While I agree with most of what you are saying, I feel the need is for significant increases in revenue sources all across the board. With concession sales and souvenir sales already in existence, you are asking the current spectators to possibly double what they are already spending. I agree, that would be great. But I'm not planning on doing it myself, as how many t-shirts or burgers do I want or need?well we can agree to disagree about how much time at an event is too much, too little, or just right. IMO it seems like the time a 'fan' wants to spend at an entertainment
event, whether sports or other, has maybe decreased over the years? but youth still flock to music festivals that last all day or multiple days, just as an example of something over the 3-4 hr. timeframe.
the overriding factor i still see is that money spent to enter an event should not be the end of spending. ...... i wonder if nhra has studied buying habits at nat. events?
once a fan enters, how much on average can be expected to be spent on food, beverage, and souvenirs?
to use round numbers, if a national event attracts 50k people over a 3 day event at average GA ticket price of $50, that is $2.5 million.
how do you get each fan to keep spending once in the event? do the math. spend another $50, it's another easy $2.5m gross. spend more. make more.
you can't spend sitting on an aluminum bleacher.
If NHRA or any promoter were to increase their crowd by just 20%, the overall gain would be huge as they are already paying their nut (or they are already broke) But just a 20% increase in ticket buyers also means a 20% increase in souvenir and concession sales. How to do that is the real solution to the promoter being able to pay more $$$ in prize money.
This weeks race in Bradenton pays the Pro Mod winner $50k. How can the promoter increase it to $100k? It would take 1500 additional people paying his $35. ticket price to just pay the winner of one class that $50k! (And that's gross and not covering taxes on those tickets or any additional needed costs like more staff, more toilets, more parking area, etc.)

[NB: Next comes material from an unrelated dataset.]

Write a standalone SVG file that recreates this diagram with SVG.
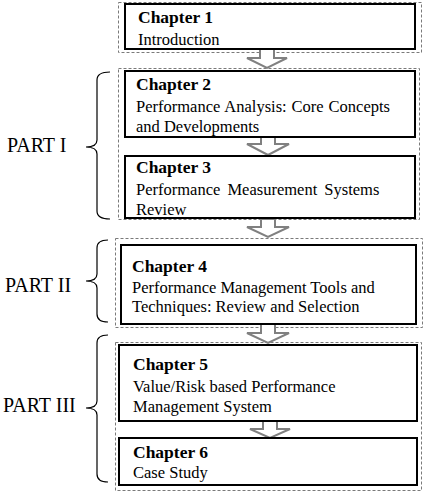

You are right in pushing additional profit centers. If each $25. t-shirt cost him just $5. (after taxes) to get in the buyers hands, the promoter makes $20. profit each. To pay that additional $50k to Stevie Fast or Melanie, (my prediction) the promoter would need to get an additional 2500 people to buy an additional t-shirt over his current sales.
But were the promoter to do whatever it takes to get an additional1500 ticket buyers, he also gets an additional 1500 potential t-shirt buyers and concession food and drink buyers. If only 2 out of 3 of that 1500 bought a t-shirt, burger and drink, he's doubled the additional $50k he needs to pay the Pro Mod winner. He would be happy to do that as he also made an additional $50k himself and increased the possibility of promoting another 50 years of profitable "Snowbird Nationals".